Victoria will downgrade its alert for travellers coming from the ACT, scrapping the mandatory 14-day quarantine requirement from Friday.
People entering Victoria who have been in the ACT will be subject to rules under the orange permit when the new declaration comes into effect, a downgrade from red zone requirements.
Anyone who has been in the ACT in the last 14 days must apply for a permit to enter Victoria, isolate upon arrival, get tested for COVID-19 within 72 hours of arriving and stay isolated until receiving a negative result.
People who enter Victoria from an orange zone without an exemption still face a fine of up to $5452 and could be sent back or placed in hotel quarantine.

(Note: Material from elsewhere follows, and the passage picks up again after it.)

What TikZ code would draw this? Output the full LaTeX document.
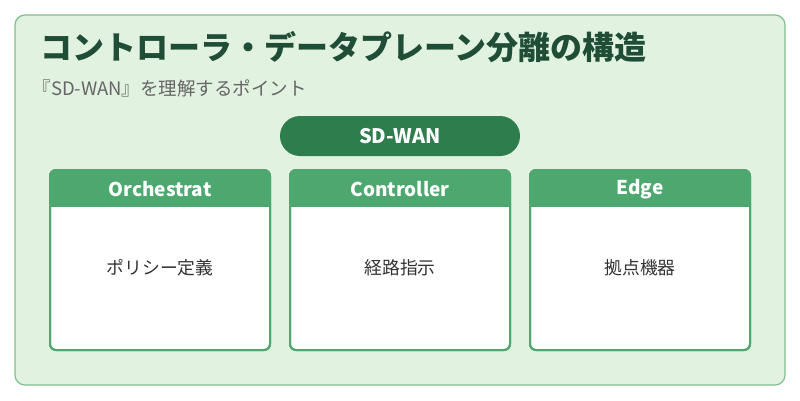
\documentclass[tikz,border=0pt]{standalone}
\usepackage{fontspec}
\setmainfont{Noto Sans CJK JP}
\definecolor{bgg}{HTML}{E1F2E0}
\definecolor{bord}{HTML}{7FBF8C}
\definecolor{dark}{HTML}{1F4D36}
\definecolor{pill}{HTML}{2E7D4C}
\definecolor{head}{HTML}{4DA870}
\tikzset{x=1pt,y=-1pt,
 card/.style={draw=head,line width=2pt,fill=white,rounded corners=6pt},
 htxt/.style={text=white,font=\bfseries\fontsize{19}{22}\selectfont},
 btxt/.style={text=black!80,font=\fontsize{17.8}{20}\selectfont}}
\begin{document}
\begin{tikzpicture}
\useasboundingbox (0,0) rectangle (800,400);
\draw[draw=bord,fill=bgg,line width=1.2pt,rounded corners=10pt] (15,15) rectangle (785,385);
\node[anchor=west,text=dark,font=\bfseries\fontsize{32}{36}\selectfont] (title) at (37,47) {コントローラ・データプレーン分離の構造};
\node[anchor=west,text=black!60,font=\fontsize{18.5}{21}\selectfont] (sub) at (29,88) {『SD-WAN』を理解するポイント};
\fill[pill,rounded corners=20pt] (280,116) rectangle (520,156);
\node[htxt,font=\bfseries\fontsize{20}{23}\selectfont] (sd) at (400,136) {SD-WAN};
\foreach \x/\h/\b/\n in {50/Orchestrat/ポリシー定義/a,290/Controller/経路指示/b,530/Edge/拠点機器/c}{
 \draw[card] (\x,170) rectangle (\x+220,350);
 \begin{scope}
 \clip[rounded corners=6pt] (\x,170) rectangle (\x+220,350);
 \fill[head] (\x,170) rectangle (\x+220,207);
 \end{scope}
 \draw[card,fill=none] (\x,170) rectangle (\x+220,350);
 \node[htxt] (h\n) at (\x+110,189) {\h};
 \node[btxt] (b\n) at (\x+110,268) {\b};
}
\end{tikzpicture}
\end{document}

Victoria recorded 2277 new cases of coronavirus in the 24 hours to midnight on Wednesday, the first time any Australian jurisdiction has recorded more than 2000 cases in a single day.

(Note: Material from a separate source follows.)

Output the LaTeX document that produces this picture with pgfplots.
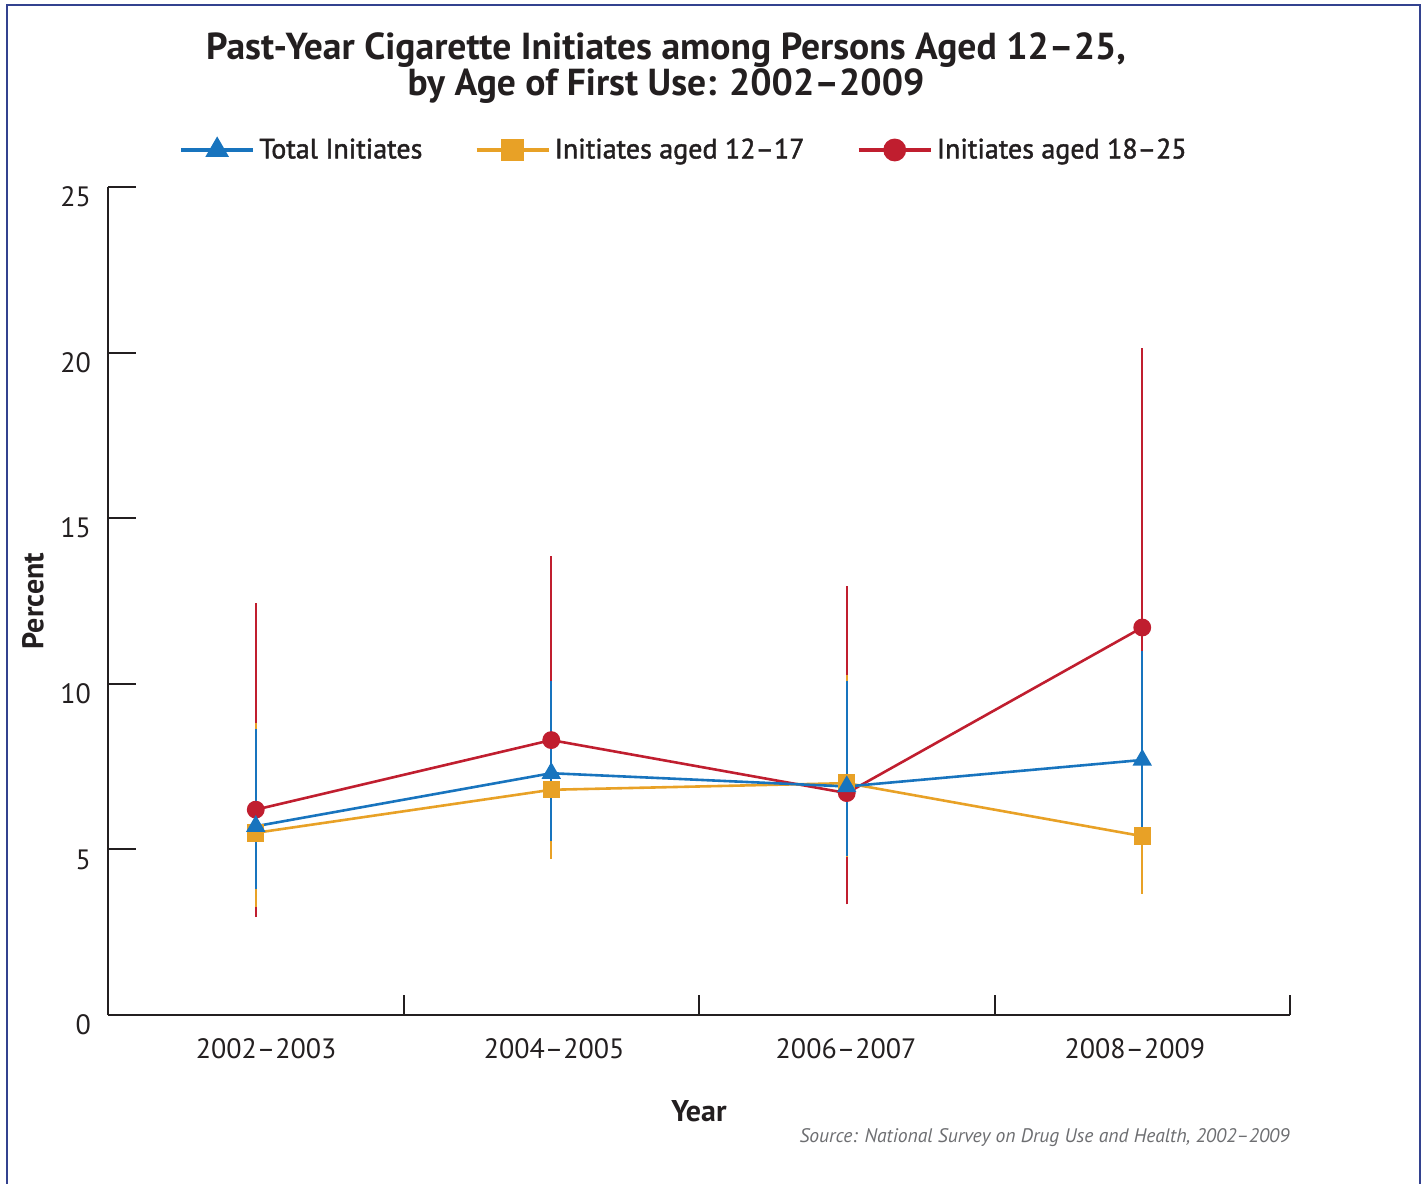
\documentclass[border=0pt]{standalone}
\usepackage{pgfplots}
\pgfplotsset{compat=1.18}
\usepackage{fontspec}
\setmainfont{PT Sans}
\newfontfamily\semib{PT Sans}[Ligatures=TeX, FakeBold=1.6]
\definecolor{cblue}{HTML}{1874BE}
\definecolor{corange}{HTML}{E8A126}
\definecolor{cred}{HTML}{C01E2F}
\definecolor{axblack}{HTML}{231F20}
\definecolor{frame}{HTML}{33428F}
\definecolor{srcgray}{HTML}{6D6E71}
\begin{document}
\begin{tikzpicture}[x=1pt,y=1pt]
\useasboundingbox (0,0) rectangle (713,592);
\draw[color=frame, line width=0.8pt] (3.5,-2) -- (3.5,589.5) -- (710,589.5) -- (710,-2);
\node[align=center, font=\fontsize{18.8}{16}\selectfont\bfseries, text=axblack] at (333,558)
  {Past-Year Cigarette Initiates among Persons Aged 12--25,\\ by Age of First Use: 2002--2009};
\node[anchor=east, font=\fontsize{9.8}{11}\selectfont\itshape, text=srcgray, inner sep=0pt] at (645,23)
  {Source: National Survey on Drug Use and Health, 2002--2009};
\begin{axis}[
  at={(54pt,84.5pt)}, anchor=south west,
  scale only axis, width=591pt, height=414pt,
  xmin=-0.5, xmax=3.5, ymin=0, ymax=25,
  axis lines*=left,
  axis line style={-, line width=1pt, color=axblack},
  tick align=inside,
  major tick length=14pt,
  ytick={0,5,10,15,20,25},
  yticklabels={0,5,10,15,20,25},
  ytick style={line width=1pt, color=axblack},
  yticklabel style={font=\fontsize{14}{14}\selectfont, text=axblack, xshift=-5pt, yshift=-5pt},
  xtick={0.035,1.01,1.9975,2.975},
  xticklabels={2002--2003,2004--2005,2006--2007,2008--2009},
  xtick style={draw=none},
  xticklabel style={font=\fontsize{14}{14}\selectfont, text=axblack, yshift=-8pt},
  extra x ticks={0.5,1.5,2.5,3.5},
  extra x tick labels={},
  extra x tick style={major tick length=10pt, xtick style={draw=axblack, line width=1pt}},
  xlabel={Year}, ylabel={Percent},
  xlabel style={font=\fontsize{15}{15}\selectfont\bfseries, text=axblack, at={(axis description cs:0.5,-0.116)}, anchor=center},
  ylabel style={font=\fontsize{15}{15}\selectfont\bfseries, text=axblack, at={(axis description cs:-0.0635,0.5)}, anchor=center},
  clip=false,
  legend columns=3,
  legend style={at={(axis description cs:0.488,1.0447)}, anchor=center, draw=none, fill=none,
    font=\fontsize{14}{14}\semib, text=axblack,
    /tikz/every even column/.append style={column sep=24pt}},
  legend image code/.code={
    \draw[#1, line width=2.2pt, mark size=4.6pt, mark repeat=2, mark phase=2] plot coordinates {(0pt,0pt) (18pt,0pt) (36pt,0pt)};
  },
  reverse legend,
]
% error bars
\addplot[cred, only marks, mark=none, forget plot,
  error bars/.cd, y dir=both, y explicit,
  error bar style={line width=1pt, cred},
  error mark options={cred, mark size=1.6pt, line width=1pt}]
  coordinates {
  (0,6.2) += (0,6.13) -= (0,3.15)
  (1,8.3) += (0,5.46) -= (0,3.32)
  (2,6.7) += (0,6.15) -= (0,3.26)
  (3,11.7) += (0,8.33) -= (0,5.05)
  };
\addplot[corange, only marks, mark=none, forget plot,
  error bars/.cd, y dir=both, y explicit,
  error bar style={line width=1pt, corange},
  error mark options={corange, mark size=1.6pt, line width=1pt}]
  coordinates {
  (0,5.5) += (0,3.23) -= (0,2.13)
  (1,6.8) += (0,3.01) -= (0,1.99)
  (2,7.0) += (0,3.17) -= (0,2.14)
  (3,5.4) += (0,2.8) -= (0,1.65)
  };
\addplot[cblue, only marks, mark=none, forget plot,
  error bars/.cd, y dir=both, y explicit,
  error bar style={line width=1pt, cblue},
  error mark options={cblue, mark size=1.6pt, line width=1pt}]
  coordinates {
  (0,5.7) += (0,2.85) -= (0,1.8)
  (1,7.3) += (0,2.69) -= (0,1.95)
  (2,6.9) += (0,3.1) -= (0,2.0)
  (3,7.7) += (0,3.2) -= (0,2.25)
  };
% lines
\addplot[cred, line width=1.3pt, mark=*, mark size=3.8pt, mark options={solid, fill=cred, draw=cred}]
  coordinates {(0,6.2) (1,8.3) (2,6.7) (3,11.7)};
\addlegendentry{Initiates aged 18--25}
\addplot[corange, line width=1.3pt, mark=square*, mark size=3.7pt, mark options={solid, fill=corange, draw=corange}]
  coordinates {(0,5.5) (1,6.8) (2,7.0) (3,5.4)};
\addlegendentry{Initiates aged 12--17}
\addplot[cblue, line width=1.3pt, mark=triangle*, mark size=4.3pt, mark options={solid, fill=cblue, draw=cblue}]
  coordinates {(0,5.7) (1,7.3) (2,6.9) (3,7.7)};
\addlegendentry{Total Initiates}
\end{axis}
\end{tikzpicture}
\end{document}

Deputy Premier James Merlino said he understood that number would create some anxiety in the community, as the state continued its path to reopening.

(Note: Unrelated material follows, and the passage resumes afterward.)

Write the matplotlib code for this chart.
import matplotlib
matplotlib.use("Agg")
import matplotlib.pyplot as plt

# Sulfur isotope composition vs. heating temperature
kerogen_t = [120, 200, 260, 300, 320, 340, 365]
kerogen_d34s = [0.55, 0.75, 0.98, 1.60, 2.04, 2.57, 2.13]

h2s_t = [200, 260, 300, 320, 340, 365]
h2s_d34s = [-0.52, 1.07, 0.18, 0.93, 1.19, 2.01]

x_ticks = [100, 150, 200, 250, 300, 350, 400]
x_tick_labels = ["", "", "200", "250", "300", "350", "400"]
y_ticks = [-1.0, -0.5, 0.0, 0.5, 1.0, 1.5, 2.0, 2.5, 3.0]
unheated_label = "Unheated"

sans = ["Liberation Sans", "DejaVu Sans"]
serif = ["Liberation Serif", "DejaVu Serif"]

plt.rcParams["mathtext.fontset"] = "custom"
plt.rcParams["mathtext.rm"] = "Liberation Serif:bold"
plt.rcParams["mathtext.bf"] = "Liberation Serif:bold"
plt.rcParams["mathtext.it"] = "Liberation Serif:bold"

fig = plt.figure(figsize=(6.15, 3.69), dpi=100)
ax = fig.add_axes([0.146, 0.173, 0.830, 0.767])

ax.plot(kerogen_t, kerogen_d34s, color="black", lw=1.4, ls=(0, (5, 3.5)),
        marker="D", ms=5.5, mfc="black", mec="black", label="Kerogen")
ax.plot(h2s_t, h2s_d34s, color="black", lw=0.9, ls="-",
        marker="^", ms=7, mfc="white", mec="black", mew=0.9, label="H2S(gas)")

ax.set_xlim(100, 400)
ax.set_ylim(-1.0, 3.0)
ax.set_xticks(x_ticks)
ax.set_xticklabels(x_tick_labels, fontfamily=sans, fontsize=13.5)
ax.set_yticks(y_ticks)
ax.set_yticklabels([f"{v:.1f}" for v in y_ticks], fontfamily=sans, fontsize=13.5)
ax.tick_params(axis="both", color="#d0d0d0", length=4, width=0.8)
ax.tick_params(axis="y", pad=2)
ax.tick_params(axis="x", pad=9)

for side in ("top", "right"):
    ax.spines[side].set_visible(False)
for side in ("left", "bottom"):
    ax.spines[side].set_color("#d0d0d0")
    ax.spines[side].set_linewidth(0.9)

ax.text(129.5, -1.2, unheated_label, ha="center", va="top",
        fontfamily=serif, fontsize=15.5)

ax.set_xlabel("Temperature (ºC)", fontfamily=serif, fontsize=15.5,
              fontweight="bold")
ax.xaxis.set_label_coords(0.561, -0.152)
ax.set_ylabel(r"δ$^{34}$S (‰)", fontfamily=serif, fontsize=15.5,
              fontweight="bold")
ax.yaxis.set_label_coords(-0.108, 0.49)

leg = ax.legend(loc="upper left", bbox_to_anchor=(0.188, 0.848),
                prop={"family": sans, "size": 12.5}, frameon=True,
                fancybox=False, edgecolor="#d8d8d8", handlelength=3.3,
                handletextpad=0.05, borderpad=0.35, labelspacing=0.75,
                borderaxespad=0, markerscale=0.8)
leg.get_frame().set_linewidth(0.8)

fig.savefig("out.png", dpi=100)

"These numbers are not what everyone wants and I know that people will be feeling anxious about them," Mr Merlino said.
"But they are in line with the modelling and our goals are still our goals."
Victoria Premier Daniel Andrews said the state would continue to pursue its roadmap to reopening despite the surge in cases.
"We have, fundamentally, a very important agreement with the Victorian community: you get vaccinated and we will open up," he said.
Melbourne's hard lockdown will end once the state is 70 per cent fully vaccinated, which is expected to happen in about one week.
ACT residents have been banned from entering Victoria without an exemption and without undergoing 14-day quarantine since the state declared it a red zone along with NSW in July.